L’acqua viene fornita a bidoni da 50 litri oppure con autocisterne che la
distribuiscono nei centri abitati a
pagamento. I più fortunati la conservano in grossi silos in plastica sospesi su
strutture dall’aspetto precario che ne consentono la distribuzione per
l’innaffiamento o altri usi domestici ma si ha l’impressione che il meglio sia
destinato ai “volponi” stranieri che hanno trasferito qui i loro affari e che
stanno sfruttando a fondo la terra, qui largamente disponibile, approfittando
di norme edilizie poco restrittive. La quantità di resort, villaggi a cinque
stelle e strutture turistiche alberghiere di un certo pregio diffusi sul
territorio, fa pensare che siano in molti gli stranieri (tanti italiani) ad
avere avuto l’idea di trasferirsi qui per investire i propri risparmi in
attività ricettive, nelle quali la popolazione locale è coinvolta soltanto come
forza lavoro. Uno stipendio medio si aggira intorno ai 150 dollari che, al
costo della vita locale, sono sufficienti per vivere dignitosamente ma non
certo per accumulare capitali da investire in attività economiche e
imprenditoriali. La proprietà delle attività ricettive e le poche forme di
impresa restano dunque saldamente nelle mani di stranieri che arrivano qui con
risorse economiche ingenti (in rapporto al contesto) che non trovano
evidentemente concorrenza nell’imprenditoria locale ma piuttosto il sostegno e
la collaborazione dele amministrazioni e del governo. La distanza tra chi
investe e chi lavora è chiara nella evidenza architettonica: le case degli
“stranieri” sono case a tutti gli effetti, solide, squadrate, in cemento, con
il tetto in legno e lamiera, gli impianti regolari, i pannelli solari ecc.

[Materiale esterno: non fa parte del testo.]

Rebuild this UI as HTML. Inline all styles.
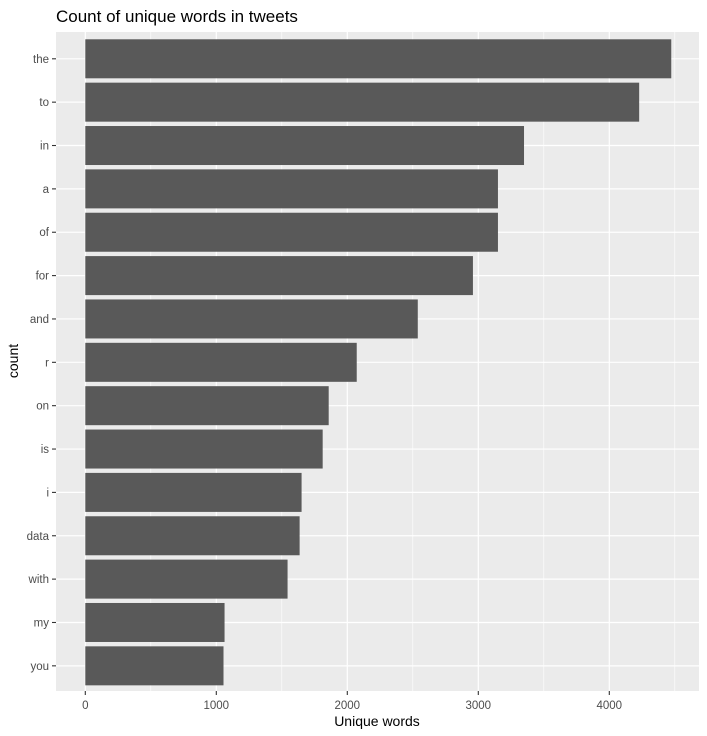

Quelle dei locali sono baracche che spesso cadono a pezzi, con muri di terra,
lamiere arrugginite, pezzi di legno di recupero e foglie di palma e bambù
assemblate alla meno peggio. Nella breve passeggiata che facciamo all’esterno,
prima di tornare al villaggio ed entrare finalmente in camera, mi convinco che qui c’è troppa
distanza tra chi sfrutta la ricchezza dei luoghi (spazi infiniti, terreno in
abbondanza, disponibilità e simpatia della popolazione locale, facilità di
impresa, semplicità dei rapporti e della vita in generale) e chi in questi
luoghi ci è nato e ci vive, apparentemente ancora da schiavo…
Rientriamo al villaggio per il
pranzo in quanto ci daranno la camera solo nel primo pomeriggio. Protestare è
inutile e anzi, non mi viene neanche voglia di farlo, perché i zanzibarini sono
tutti troppo simpatici e gentili e con tutti i sorrisi e i “Jambo jambo” che ho
ricevuto mi è passata pure la stanchezza.